AP Photo/Pavel Golovkin
Protesters return to Malmo just hours Thunberg was fined for disobeying police during a similar protest.AP Photo/Pavel Golovkin

Just hours after the verdict, Thunberg and other activists from ‘Ta tillbaka framtiden’ or Reclaim the Future returned to Malmö harbour and blocked a road for oil trucks in protest of fossil fuel use.

The activists, including Thunberg, were again forcibly removed by authorities.

In a statement, prosecutors said this demonstration on 24 July “did not have a permit” and had disrupted traffic to the busy port. They add that the climate activists “refused to obey police orders to leave the site”.

“This is therefore a case of refusal to comply."

The second trial is scheduled for 27 September and Thunberg could face a harsher sentence if convicted for a second time. In Sweden, failure to obey a police order can carry a maximum sentence of six months in prison.

Why did protesters block the harbour in Malmö?

Starting on 15 July, Reclaim the Future staged a multi-day protest blocking roads to the port of Malmö in the south of Sweden and preventing tankers from entering or leaving.

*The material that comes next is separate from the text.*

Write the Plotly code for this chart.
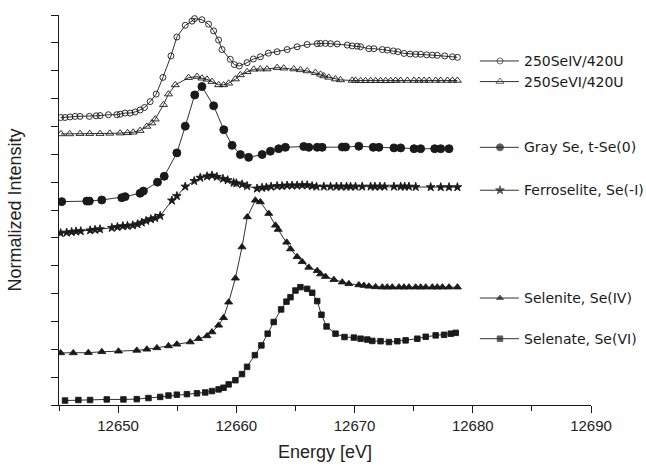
import plotly.graph_objects as go

# ---- Se K-edge XANES spectra (energy in eV, normalized intensity, vertically offset) ----
seiv_u_energy = [12645.14, 12645.51, 12645.93, 12646.36, 12646.78, 12647.57, 12648.14, 12648.47,
                 12649.18, 12649.89, 12650.17, 12650.59, 12651.02, 12651.44, 12651.86, 12652.23,
                 12652.71, 12653.22, 12653.79, 12654.47, 12654.97, 12655.68, 12656.25, 12656.47,
                 12657.09, 12657.65, 12658.08, 12658.50, 12658.79, 12659.49, 12659.83, 12660.25,
                 12660.91, 12661.44, 12662.03, 12662.71, 12663.45, 12664.30, 12665.14, 12665.99,
                 12666.84, 12667.12, 12667.54, 12667.97, 12668.53, 12669.38, 12669.80, 12670.22,
                 12670.51, 12671.21, 12671.64, 12672.35, 12672.77, 12673.28, 12673.67, 12674.18,
                 12674.69, 12675.17, 12675.59, 12676.10, 12676.58, 12677.00, 12677.63, 12678.28,
                 12678.70]
seiv_u_intensity = [10.32, 10.32, 10.34, 10.36, 10.36, 10.36, 10.38, 10.39,
                    10.42, 10.42, 10.44, 10.48, 10.48, 10.52, 10.59, 10.68,
                    10.89, 11.16, 11.76, 12.53, 13.21, 13.63, 13.78, 13.87,
                    13.83, 13.67, 13.43, 13.10, 12.76, 12.41, 12.22, 12.17,
                    12.29, 12.42, 12.50, 12.63, 12.68, 12.76, 12.86, 12.94,
                    12.97, 12.98, 12.98, 12.97, 12.96, 12.92, 12.89, 12.88,
                    12.86, 12.79, 12.79, 12.76, 12.74, 12.71, 12.68, 12.62,
                    12.60, 12.59, 12.59, 12.57, 12.56, 12.55, 12.53, 12.50,
                    12.48]

sevi_u_energy = [12645.17, 12645.90, 12646.78, 12647.60, 12648.47, 12649.30, 12650.17, 12650.80,
                 12651.27, 12651.86, 12652.43, 12652.86, 12653.14, 12653.84, 12654.26, 12654.83,
                 12655.96, 12656.67, 12657.09, 12657.52, 12657.94, 12658.50, 12658.92, 12659.35,
                 12659.92, 12660.34, 12660.91, 12661.47, 12662.03, 12662.60, 12663.45, 12664.01,
                 12664.86, 12665.42, 12665.99, 12666.69, 12667.12, 12667.40, 12667.82, 12668.39,
                 12668.81, 12669.80, 12670.08, 12670.51, 12670.93, 12671.36, 12671.78, 12672.20,
                 12672.63, 12673.05, 12673.47, 12673.90, 12674.47, 12675.03, 12675.45, 12675.88,
                 12676.30, 12676.86, 12677.29, 12677.86, 12678.28, 12678.70]
sevi_u_intensity = [9.73, 9.73, 9.74, 9.74, 9.74, 9.75, 9.76, 9.77,
                    9.79, 9.85, 10.00, 10.12, 10.26, 10.78, 11.16, 11.49,
                    11.75, 11.79, 11.73, 11.69, 11.61, 11.49, 11.49, 11.55,
                    11.70, 11.85, 11.96, 12.05, 12.06, 12.06, 12.11, 12.09,
                    12.06, 12.03, 11.99, 11.93, 11.87, 11.81, 11.76, 11.70,
                    11.67, 11.65, 11.65, 11.64, 11.64, 11.64, 11.64, 11.64,
                    11.64, 11.64, 11.65, 11.65, 11.65, 11.65, 11.65, 11.65,
                    11.65, 11.65, 11.65, 11.65, 11.65, 11.65]

gray_energy = [12645.23, 12647.35, 12647.57, 12648.62, 12650.31, 12650.59, 12651.86, 12652.14,
               12653.33, 12653.90, 12654.97, 12655.68, 12656.48, 12657.09, 12658.08, 12658.94,
               12659.64, 12660.34, 12661.04, 12662.18, 12662.88, 12663.58, 12664.15, 12665.70,
               12666.13, 12666.84, 12667.26, 12668.96, 12669.24, 12670.36, 12671.58, 12672.06,
               12673.33, 12673.90, 12675.03, 12675.59, 12676.78, 12677.29, 12677.99]
gray_intensity = [7.30, 7.32, 7.32, 7.36, 7.44, 7.48, 7.60, 7.68,
                  8.00, 8.21, 9.05, 10.01, 11.13, 11.43, 10.74, 9.88,
                  9.32, 8.99, 8.89, 8.99, 9.11, 9.20, 9.25, 9.28,
                  9.25, 9.25, 9.25, 9.26, 9.26, 9.29, 9.25, 9.25,
                  9.23, 9.23, 9.20, 9.20, 9.20, 9.20, 9.20]

ferro_energy = [12645.14, 12645.65, 12646.07, 12646.44, 12646.84, 12647.63, 12648.05, 12648.47,
                12649.47, 12649.94, 12650.40, 12650.79, 12651.24, 12651.64, 12652.00, 12652.37,
                12652.77, 12653.14, 12653.56, 12654.55, 12654.97, 12655.68, 12656.44, 12656.95,
                12657.52, 12657.94, 12658.36, 12658.87, 12659.27, 12659.77, 12660.00, 12660.49,
                12660.91, 12661.75, 12662.18, 12662.54, 12662.94, 12663.45, 12663.87, 12664.30,
                12664.72, 12665.14, 12665.57, 12665.99, 12666.41, 12666.78, 12667.40, 12667.97,
                12668.47, 12668.87, 12669.32, 12669.66, 12670.08, 12670.65, 12671.36, 12671.72,
                12672.14, 12672.54, 12673.33, 12673.90, 12674.24, 12674.60, 12675.17, 12676.44,
                12677.29, 12677.99, 12678.70]
ferro_intensity = [6.17, 6.19, 6.21, 6.23, 6.24, 6.27, 6.29, 6.31,
                   6.36, 6.39, 6.42, 6.43, 6.45, 6.49, 6.55, 6.61,
                   6.67, 6.71, 6.79, 7.34, 7.50, 7.84, 8.04, 8.16,
                   8.21, 8.24, 8.19, 8.12, 8.07, 7.98, 7.96, 7.92,
                   7.86, 7.77, 7.80, 7.81, 7.84, 7.86, 7.86, 7.88,
                   7.88, 7.88, 7.89, 7.89, 7.86, 7.84, 7.84, 7.84,
                   7.84, 7.84, 7.84, 7.84, 7.84, 7.84, 7.84, 7.84,
                   7.84, 7.84, 7.84, 7.84, 7.84, 7.84, 7.83, 7.82,
                   7.82, 7.82, 7.82]

selenite_energy = [12645.14, 12646.21, 12647.48, 12648.62, 12650.03, 12651.58, 12652.43, 12653.28,
                   12654.26, 12654.97, 12656.10, 12656.81, 12657.52, 12657.94, 12658.50, 12658.92,
                   12659.35, 12659.92, 12660.48, 12660.93, 12661.61, 12662.03, 12662.74, 12663.31,
                   12663.54, 12664.26, 12664.58, 12665.14, 12665.57, 12666.13, 12666.84, 12667.12,
                   12667.54, 12668.25, 12668.96, 12669.52, 12670.36, 12670.79, 12671.21, 12671.78,
                   12672.35, 12672.77, 12673.19, 12673.76, 12674.18, 12674.60, 12675.17, 12675.59,
                   12676.02, 12676.58, 12677.00, 12677.43, 12677.99, 12678.70]
selenite_intensity = [1.87, 1.87, 1.88, 1.91, 1.93, 1.96, 2.00, 2.05,
                      2.12, 2.18, 2.26, 2.38, 2.48, 2.62, 2.86, 3.13,
                      3.69, 4.55, 5.67, 6.75, 7.35, 7.29, 6.87, 6.45,
                      6.30, 5.84, 5.60, 5.32, 5.14, 4.94, 4.82, 4.70,
                      4.61, 4.50, 4.41, 4.35, 4.31, 4.29, 4.26, 4.24,
                      4.23, 4.23, 4.23, 4.23, 4.23, 4.23, 4.23, 4.23,
                      4.23, 4.23, 4.23, 4.23, 4.23, 4.23]

selenate_energy = [12645.51, 12646.64, 12647.63, 12649.04, 12650.45, 12651.58, 12652.57, 12653.56,
                   12654.26, 12654.97, 12655.82, 12656.67, 12657.37, 12657.94, 12658.50, 12658.92,
                   12659.35, 12659.92, 12660.48, 12660.91, 12661.57, 12662.12, 12662.65, 12663.16,
                   12663.79, 12664.24, 12664.58, 12665.00, 12665.42, 12665.99, 12666.42, 12666.84,
                   12667.20, 12667.63, 12668.39, 12669.15, 12669.94, 12670.51, 12671.08, 12671.50,
                   12672.20, 12672.91, 12673.62, 12674.32, 12675.31, 12676.02, 12676.86, 12677.57,
                   12678.14, 12678.56]
selenate_intensity = [0.16, 0.18, 0.18, 0.20, 0.20, 0.21, 0.25, 0.29,
                      0.34, 0.37, 0.39, 0.42, 0.45, 0.50, 0.56, 0.62,
                      0.74, 0.89, 1.11, 1.37, 1.79, 2.14, 2.56, 2.98,
                      3.43, 3.71, 3.87, 4.11, 4.23, 4.17, 4.03, 3.73,
                      3.24, 2.82, 2.56, 2.44, 2.42, 2.38, 2.35, 2.30,
                      2.29, 2.26, 2.29, 2.32, 2.38, 2.45, 2.50, 2.52,
                      2.56, 2.59]

series_names = ["250SeIV/420U", "250SeVI/420U", "Gray Se, t-Se(0)",
                "Ferroselite, Se(-I)", "Selenite, Se(IV)", "Selenate, Se(VI)"]
legend_rows = [12.35, 11.61, 9.25, 7.71, 3.84, 2.38]

x_ticks = [12650, 12660, 12670, 12680, 12690]

# marker style per series
styles = [
    dict(symbol="circle-open", size=6),
    dict(symbol="triangle-up-open", size=7),
    dict(symbol="circle", size=8),
    dict(symbol="star", size=6.5),
    dict(symbol="triangle-up", size=7),
    dict(symbol="square", size=5.5),
]
legend_sizes = [6, 7, 7, 6.5, 6, 5.5]

energies = [seiv_u_energy, sevi_u_energy, gray_energy, ferro_energy, selenite_energy, selenate_energy]
intensities = [seiv_u_intensity, sevi_u_intensity, gray_intensity, ferro_intensity,
               selenite_intensity, selenate_intensity]

ink = "#1a1a1a"
fig = go.Figure()

for e, i, st in zip(energies, intensities, styles):
    fig.add_trace(go.Scatter(
        x=e, y=i, mode="lines+markers",
        line=dict(color=ink, width=0.9),
        marker=dict(symbol=st["symbol"], size=st["size"], color=ink,
                    line=dict(color=ink, width=0.9)),
        showlegend=False, hoverinfo="skip",
    ))

# hand-placed key next to each curve end
key_x0, key_xm, key_x1, text_x = 12680.6, 12682.3, 12683.9, 12684.2
for name, row, st, ls in zip(series_names, legend_rows, styles, legend_sizes):
    fig.add_trace(go.Scatter(
        x=[key_x0, key_xm, key_x1], y=[row, row, row], mode="lines+markers",
        line=dict(color=ink, width=0.9),
        marker=dict(symbol=st["symbol"], size=[0, ls, 0], color=ink,
                    line=dict(color=ink, width=0.9)),
        showlegend=False, hoverinfo="skip", cliponaxis=False,
    ))
    fig.add_annotation(x=text_x, y=row, text=name, showarrow=False,
                       xanchor="left", yanchor="middle",
                       font=dict(family="DejaVu Sans", size=14, color=ink))

fig.update_xaxes(
    range=[12645, 12690], tickvals=x_ticks, tickformat="d", ticks="outside", ticklen=7,
    tickwidth=1.2, tickcolor=ink, showline=True, linecolor=ink, linewidth=1.3,
    showgrid=False, zeroline=False,
    minor=dict(dtick=5, tick0=12645, ticks="outside", ticklen=5, tickwidth=1.2, tickcolor=ink),
    tickfont=dict(family="Liberation Sans", size=15, color="#222"),
    title=dict(text="Energy [eV]", font=dict(family="Liberation Sans", size=18, color="#222"),
               standoff=12),
)
fig.update_yaxes(
    range=[0, 14], dtick=1, tick0=0, ticks="outside", ticklen=7, tickwidth=1.2, tickcolor=ink,
    showticklabels=False, showline=True, linecolor=ink, linewidth=1.3, showgrid=False,
    zeroline=False,
    title=dict(text="Normalized Intensity",
               font=dict(family="Liberation Sans", size=18, color="#222"), standoff=24),
)

fig.update_layout(
    width=646, height=471,
    margin=dict(l=59, r=55, t=15, b=64),
    plot_bgcolor="white", paper_bgcolor="white",
    showlegend=False,
)

fig.write_html("out.html")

The group said that it was a “peaceful resistance to the fossil fuel industry that threatens the future of young people”.

Around 20 members of Reclaim the Future - including Thunberg - returned to Malmö in July and were once again carried off by police.

“The climate crisis is already a matter of life and death for countless people,” Thunberg said in an Instagram post on the day she joined the first Malmö protest.

“We choose to not be bystanders, and instead physically stop the fossil fuel infrastructure. We are reclaiming the future.”